Stated problem: The line holding "3.7, 3.7, 3.8, 3.7, 3.7, 3.7]" is the last one to output; start at the first line of the data, keep every line in between exactly, and leave out pictures.

+ + +

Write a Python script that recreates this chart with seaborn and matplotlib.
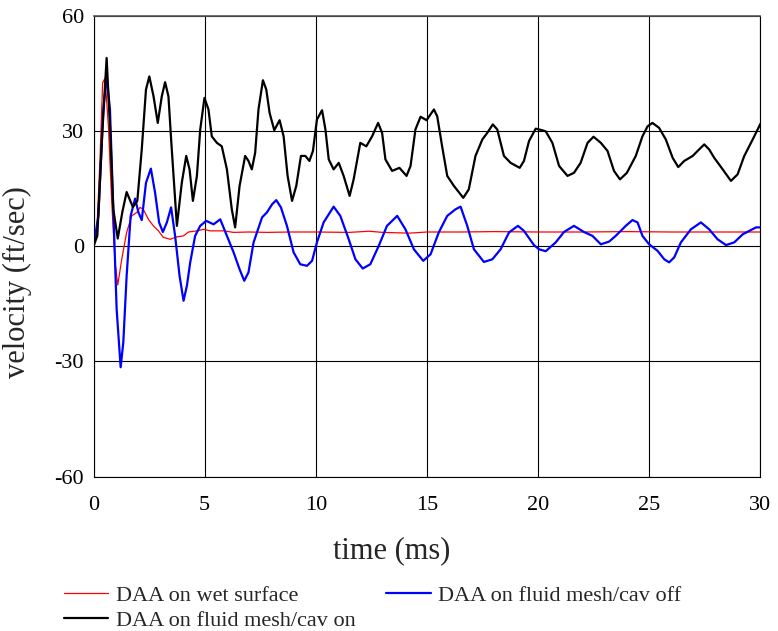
import seaborn as sns
import matplotlib
matplotlib.use('Agg')
import matplotlib.pyplot as plt
import pandas as pd

sns.set_style('white')
plt.rcParams['font.family'] = ['Liberation Serif', 'DejaVu Serif']
plt.rcParams['axes.unicode_minus'] = False

# series (time in ms, velocity in ft/sec)
time_wet = [0.0, 0.14, 0.29, 0.41, 0.52, 0.67, 0.82, 0.97, 1.09, 1.27, 1.49, 1.72, 1.95,
            2.09, 2.24, 2.47, 2.69, 2.92, 3.14, 3.45, 3.72, 4.05, 4.27, 4.65, 4.95, 5.25,
            5.85, 6.3, 7.0, 7.8, 8.85, 10.0, 11.5, 12.4, 13.0, 14.2, 15.0, 16.5, 18.0,
            20.0, 22.0, 24.0, 26.0, 28.0, 30.0]
vel_wet = [0.0, 2.7, 22.6, 42.5, 43.8, 31.2, 11.4, -4.2, -10.1, -3.4, 3.6, 7.9, 8.8,
           10.1, 9.6, 7.0, 5.3, 4.0, 2.3, 1.8, 2.4, 2.7, 3.7, 4.0, 4.4, 4.0,
           4.0, 3.6, 3.7, 3.6, 3.7, 3.7, 3.6, 3.9, 3.6, 3.4, 3.7, 3.7, 3.8,
           3.7, 3.7, 3.8, 3.7, 3.7, 3.7]

time_off = [0.0, 0.22, 0.44, 0.59, 0.74, 0.89, 1.04, 1.22, 1.34, 1.49, 1.67, 1.87, 2.02,
            2.17, 2.36, 2.58, 2.77, 2.95, 3.12, 3.3, 3.49, 3.67, 3.87, 4.05, 4.2, 4.35,
            4.57, 4.8, 5.07, 5.4, 5.7, 6.0, 6.3, 6.57, 6.78, 6.97, 7.2, 7.58, 7.8, 8.03,
            8.22, 8.43, 8.7, 9.0, 9.3, 9.6, 9.83, 10.05, 10.35, 10.8, 11.1, 11.48, 11.78,
            12.11, 12.45, 12.83, 13.2, 13.66, 14.03, 14.41, 14.83, 15.16, 15.53, 15.91,
            16.28, 16.51, 16.81, 17.11, 17.56, 17.94, 18.31, 18.69, 19.09, 19.36, 19.81,
            20.04, 20.34, 20.79, 21.16, 21.61, 22.06, 22.44, 22.82, 23.19, 23.49, 23.94,
            24.24, 24.47, 24.69, 24.99, 25.37, 25.67, 25.89, 26.12, 26.42, 26.87, 27.32,
            27.69, 28.07, 28.45, 28.82, 29.2, 29.5, 29.8, 30.0]
vel_off = [0.0, 7.9, 35.6, 44.2, 35.6, 9.6, -16.4, -31.5, -25.0, -7.7, 7.9, 12.4, 8.8,
           6.8, 16.5, 20.2, 13.9, 6.2, 3.7, 6.2, 10.1, 2.7, -7.7, -14.2, -10.3, -4.2,
           2.7, 5.3, 6.6, 5.7, 7.0, 2.7, -1.6, -6.0, -9.0, -6.8, 1.0, 7.5, 8.8, 10.9,
           12.0, 10.1, 5.3, -1.6, -4.7, -5.1, -3.8, 1.0, 6.2, 10.3, 7.9, 1.8, -3.4,
           -5.8, -4.7, 0.1, 5.3, 7.9, 4.4, -0.8, -3.8, -2.1, 3.6, 7.9,
           9.6, 10.3, 5.3, -0.8, -4.1, -3.4, -0.8, 3.6, 5.3, 4.0, 0.3,
           -0.8, -1.3, 1.0, 3.7, 5.3, 3.7, 2.7, 0.5, 1.2, 2.7, 5.3,
           6.8, 6.2, 2.7, 0.5, -1.2, -3.4, -4.2, -2.9, 1.0, 4.4, 6.2,
           4.4, 1.8, 0.3, 1.0, 3.1, 4.0, 4.9, 4.9]

time_on = [0.0, 0.17, 0.4, 0.59, 0.75, 0.89, 1.09, 1.3, 1.49, 1.77, 1.97, 2.17, 2.36,
           2.51, 2.7, 2.89, 3.07, 3.22, 3.37, 3.52, 3.75, 3.97, 4.17, 4.32, 4.47, 4.65,
           4.8, 4.99, 5.17, 5.32, 5.55, 5.77, 6.0, 6.22, 6.37, 6.57, 6.82, 6.97, 7.12,
           7.27, 7.42, 7.62, 7.77, 7.92, 8.13, 8.37, 8.55, 8.73, 8.93, 9.12, 9.33, 9.53,
           9.71, 9.87, 10.05, 10.28, 10.43, 10.58, 10.8, 11.03, 11.25, 11.52, 11.7, 12.0,
           12.27, 12.53, 12.8, 12.98, 13.13, 13.43, 13.76, 14.08, 14.26, 14.48, 14.71,
           14.98, 15.31, 15.46, 15.68, 15.91, 16.21, 16.63, 16.88, 17.18, 17.49, 17.71,
           17.96, 18.16, 18.46, 18.76, 19.17, 19.36, 19.59, 19.89, 20.11, 20.34, 20.64,
           20.94, 21.32, 21.61, 21.91, 22.22, 22.49, 22.82, 23.12, 23.41, 23.68, 23.99,
           24.39, 24.69, 24.92, 25.14, 25.44, 25.74, 26.05, 26.3, 26.57, 26.95, 27.24,
           27.47, 27.69, 27.92, 28.3, 28.67, 28.97, 29.27, 29.65, 30.0]
vel_on = [0.0, 2.7, 30.0, 49.0, 30.0, 9.6, 2.0, 9.0, 14.1, 10.2, 11.8, 25.2, 40.8,
          44.2, 39.0, 32.1, 39.0, 42.7, 39.0, 25.2, 5.3, 16.5, 23.5, 20.0, 11.8, 18.3,
          30.4, 38.6, 35.6, 28.6, 26.9, 26.0, 20.0, 9.6, 4.9, 15.7, 23.5, 22.2, 20.0,
          24.3, 35.6, 43.2, 40.8, 34.7, 30.2, 32.8, 28.6, 18.3, 11.8, 15.7, 23.5, 23.5,
          22.2, 24.8, 33.0, 35.4, 30.4, 22.6, 20.0, 21.7, 18.3, 13.1, 17.4, 26.9,
          26.0, 28.6, 32.1, 29.5, 22.6, 19.6, 20.4, 18.3, 20.9, 30.4, 33.7,
          32.8, 35.6, 33.8, 26.0, 18.3, 15.7, 12.6, 14.8, 23.5, 27.8, 29.5,
          31.7, 30.4, 23.5, 21.7, 20.4, 22.2, 27.4, 30.6, 30.3, 29.9, 26.9,
          20.9, 18.3, 19.1, 21.7, 26.9, 28.5, 26.9, 24.8, 19.6, 17.4, 19.1,
          23.5, 28.6, 31.2, 32.1, 30.8, 27.8, 23.0, 20.6, 22.2, 23.5, 25.2,
          26.5, 25.2, 23.0, 20.0, 17.0, 18.7, 23.5, 27.8, 31.9]

labels = ['DAA on wet surface', 'DAA on fluid mesh/cav off', 'DAA on fluid mesh/cav on']
colors = ['#ff0000', '#0000ff', '#000000']
widths = [0.9, 1.6, 1.6]

frames = []
for t, v, lab in zip([time_wet, time_off, time_on], [vel_wet, vel_off, vel_on], labels):
    frames.append(pd.DataFrame({'time': t, 'velocity': v, 'series': lab}))
df = pd.concat(frames, ignore_index=True)

fig = plt.figure(figsize=(7.78, 6.31), dpi=100)
ax = fig.add_axes([0.1202, 0.2445, 0.8573, 0.7306])

sns.lineplot(data=df, x='time', y='velocity', hue='series', size='series',
             hue_order=labels, size_order=labels,
             palette=dict(zip(labels, colors)), sizes=dict(zip(labels, widths)),
             estimator=None, sort=False, legend=False, ax=ax)
for ln in ax.get_lines():
    ln.set_solid_joinstyle('round')

ax.set_xlim(0, 30)
ax.set_ylim(-60, 60)
ax.set_xticks([0, 5, 10, 15, 20, 25, 30])
ax.set_yticks([-60, -30, 0, 30, 60])
ax.grid(True, color='black', linewidth=0.8)
ax.set_axisbelow(True)
for side in ['left', 'bottom', 'right']:
    ax.spines[side].set_color('black')
    ax.spines[side].set_linewidth(0.8)
ax.spines['top'].set_color('#555555')
ax.spines['top'].set_linewidth(1.2)

ax.tick_params(direction='out', length=4, width=0.8, colors='black', labelsize=16)
ax.tick_params(axis='x', pad=10)
ax.tick_params(axis='y', pad=3)

ax.set_xlabel('time (ms)', fontsize=22)
ax.xaxis.set_label_coords(0.447, -0.128)
ax.set_ylabel('velocity (ft/sec)', fontsize=22)
ax.yaxis.set_label_coords(-0.092, 0.4224)

lines = ax.get_lines()
handles = [lines[0], lines[2], lines[1]]
names = [labels[0], labels[2], labels[1]]
fig.legend(handles, names, ncol=2, loc='upper left', bbox_to_anchor=(64 / 778, 1 - 585 / 631),
           frameon=False, fontsize=16, handlelength=2.0, handletextpad=0.32,
           columnspacing=1.4, labelspacing=0.2, borderpad=0, borderaxespad=0)

fig.savefig('out.png', dpi=100)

+ + +

Solution to this exercise:
Write a Python script that recreates this chart with seaborn and matplotlib.
import seaborn as sns
import matplotlib
matplotlib.use('Agg')
import matplotlib.pyplot as plt
import pandas as pd

sns.set_style('white')
plt.rcParams['font.family'] = ['Liberation Serif', 'DejaVu Serif']
plt.rcParams['axes.unicode_minus'] = False

# series (time in ms, velocity in ft/sec)
time_wet = [0.0, 0.14, 0.29, 0.41, 0.52, 0.67, 0.82, 0.97, 1.09, 1.27, 1.49, 1.72, 1.95,
            2.09, 2.24, 2.47, 2.69, 2.92, 3.14, 3.45, 3.72, 4.05, 4.27, 4.65, 4.95, 5.25,
            5.85, 6.3, 7.0, 7.8, 8.85, 10.0, 11.5, 12.4, 13.0, 14.2, 15.0, 16.5, 18.0,
            20.0, 22.0, 24.0, 26.0, 28.0, 30.0]
vel_wet = [0.0, 2.7, 22.6, 42.5, 43.8, 31.2, 11.4, -4.2, -10.1, -3.4, 3.6, 7.9, 8.8,
           10.1, 9.6, 7.0, 5.3, 4.0, 2.3, 1.8, 2.4, 2.7, 3.7, 4.0, 4.4, 4.0,
           4.0, 3.6, 3.7, 3.6, 3.7, 3.7, 3.6, 3.9, 3.6, 3.4, 3.7, 3.7, 3.8,
           3.7, 3.7, 3.8, 3.7, 3.7, 3.7]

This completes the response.